# Data extract start
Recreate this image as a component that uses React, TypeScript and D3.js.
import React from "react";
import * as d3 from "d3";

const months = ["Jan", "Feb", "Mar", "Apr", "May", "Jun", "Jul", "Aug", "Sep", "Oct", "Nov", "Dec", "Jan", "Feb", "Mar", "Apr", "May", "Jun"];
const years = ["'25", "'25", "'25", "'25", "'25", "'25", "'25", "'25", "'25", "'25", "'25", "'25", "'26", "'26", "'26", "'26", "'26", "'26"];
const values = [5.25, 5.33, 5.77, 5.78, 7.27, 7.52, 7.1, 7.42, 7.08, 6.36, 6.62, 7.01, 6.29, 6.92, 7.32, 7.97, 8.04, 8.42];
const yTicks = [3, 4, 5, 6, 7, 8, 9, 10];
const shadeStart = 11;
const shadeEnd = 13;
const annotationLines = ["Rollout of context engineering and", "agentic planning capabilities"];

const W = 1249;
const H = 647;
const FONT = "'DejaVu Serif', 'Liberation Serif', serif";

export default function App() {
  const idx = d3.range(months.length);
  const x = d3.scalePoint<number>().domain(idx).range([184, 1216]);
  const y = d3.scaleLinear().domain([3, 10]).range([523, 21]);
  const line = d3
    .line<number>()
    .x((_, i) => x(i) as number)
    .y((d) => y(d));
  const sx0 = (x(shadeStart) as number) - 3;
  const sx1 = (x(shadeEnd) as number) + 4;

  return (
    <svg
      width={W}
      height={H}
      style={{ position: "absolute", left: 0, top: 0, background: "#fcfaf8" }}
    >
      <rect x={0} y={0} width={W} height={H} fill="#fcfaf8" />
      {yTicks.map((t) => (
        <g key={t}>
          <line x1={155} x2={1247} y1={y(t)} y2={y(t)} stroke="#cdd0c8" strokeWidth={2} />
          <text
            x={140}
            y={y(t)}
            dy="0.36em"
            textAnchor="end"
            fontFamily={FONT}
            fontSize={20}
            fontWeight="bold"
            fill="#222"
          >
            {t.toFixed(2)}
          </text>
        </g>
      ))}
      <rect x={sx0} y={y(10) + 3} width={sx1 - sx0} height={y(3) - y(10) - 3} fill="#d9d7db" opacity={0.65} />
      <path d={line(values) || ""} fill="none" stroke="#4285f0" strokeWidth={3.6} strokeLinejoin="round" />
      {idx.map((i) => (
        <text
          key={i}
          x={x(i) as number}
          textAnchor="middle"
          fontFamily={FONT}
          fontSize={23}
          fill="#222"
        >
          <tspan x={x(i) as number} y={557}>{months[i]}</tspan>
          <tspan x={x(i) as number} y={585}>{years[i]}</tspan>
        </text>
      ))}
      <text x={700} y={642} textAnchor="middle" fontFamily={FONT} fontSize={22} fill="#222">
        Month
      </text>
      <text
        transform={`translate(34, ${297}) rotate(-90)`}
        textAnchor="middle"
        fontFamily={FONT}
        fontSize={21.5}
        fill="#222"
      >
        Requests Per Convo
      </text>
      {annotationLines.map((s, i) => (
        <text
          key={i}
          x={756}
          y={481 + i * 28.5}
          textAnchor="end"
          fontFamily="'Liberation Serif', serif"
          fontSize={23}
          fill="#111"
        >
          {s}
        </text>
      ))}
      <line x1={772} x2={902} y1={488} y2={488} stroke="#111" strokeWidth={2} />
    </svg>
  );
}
# Data extract end
* [What is asked]:
Extract all of the data shown above and repeat it verbatim.

* [Written response]:
Recreate this image as a component that uses React, TypeScript and D3.js.
import React from "react";
import * as d3 from "d3";

const months = ["Jan", "Feb", "Mar", "Apr", "May", "Jun", "Jul", "Aug", "Sep", "Oct", "Nov", "Dec", "Jan", "Feb", "Mar", "Apr", "May", "Jun"];
const years = ["'25", "'25", "'25", "'25", "'25", "'25", "'25", "'25", "'25", "'25", "'25", "'25", "'26", "'26", "'26", "'26", "'26", "'26"];
const values = [5.25, 5.33, 5.77, 5.78, 7.27, 7.52, 7.1, 7.42, 7.08, 6.36, 6.62, 7.01, 6.29, 6.92, 7.32, 7.97, 8.04, 8.42];
const yTicks = [3, 4, 5, 6, 7, 8, 9, 10];
const shadeStart = 11;
const shadeEnd = 13;
const annotationLines = ["Rollout of context engineering and", "agentic planning capabilities"];

const W = 1249;
const H = 647;
const FONT = "'DejaVu Serif', 'Liberation Serif', serif";

export default function App() {
  const idx = d3.range(months.length);
  const x = d3.scalePoint<number>().domain(idx).range([184, 1216]);
  const y = d3.scaleLinear().domain([3, 10]).range([523, 21]);
  const line = d3
    .line<number>()
    .x((_, i) => x(i) as number)
    .y((d) => y(d));
  const sx0 = (x(shadeStart) as number) - 3;
  const sx1 = (x(shadeEnd) as number) + 4;

  return (
    <svg
      width={W}
      height={H}
      style={{ position: "absolute", left: 0, top: 0, background: "#fcfaf8" }}
    >
      <rect x={0} y={0} width={W} height={H} fill="#fcfaf8" />
      {yTicks.map((t) => (
        <g key={t}>
          <line x1={155} x2={1247} y1={y(t)} y2={y(t)} stroke="#cdd0c8" strokeWidth={2} />
          <text
            x={140}
            y={y(t)}
            dy="0.36em"
            textAnchor="end"
            fontFamily={FONT}
            fontSize={20}
            fontWeight="bold"
            fill="#222"
          >
            {t.toFixed(2)}
          </text>
        </g>
      ))}
      <rect x={sx0} y={y(10) + 3} width={sx1 - sx0} height={y(3) - y(10) - 3} fill="#d9d7db" opacity={0.65} />
      <path d={line(values) || ""} fill="none" stroke="#4285f0" strokeWidth={3.6} strokeLinejoin="round" />
      {idx.map((i) => (
        <text
          key={i}
          x={x(i) as number}
          textAnchor="middle"
          fontFamily={FONT}
          fontSize={23}
          fill="#222"
        >
          <tspan x={x(i) as number} y={557}>{months[i]}</tspan>
          <tspan x={x(i) as number} y={585}>{years[i]}</tspan>
        </text>
      ))}
      <text x={700} y={642} textAnchor="middle" fontFamily={FONT} fontSize={22} fill="#222">
        Month
      </text>
      <text
        transform={`translate(34, ${297}) rotate(-90)`}
        textAnchor="middle"
        fontFamily={FONT}
        fontSize={21.5}
        fill="#222"
      >
        Requests Per Convo
      </text>
      {annotationLines.map((s, i) => (
        <text
          key={i}
          x={756}
          y={481 + i * 28.5}
          textAnchor="end"
          fontFamily="'Liberation Serif', serif"
          fontSize={23}
          fill="#111"
        >
          {s}
        </text>
      ))}
      <line x1={772} x2={902} y1={488} y2={488} stroke="#111" strokeWidth={2} />
    </svg>
  );
}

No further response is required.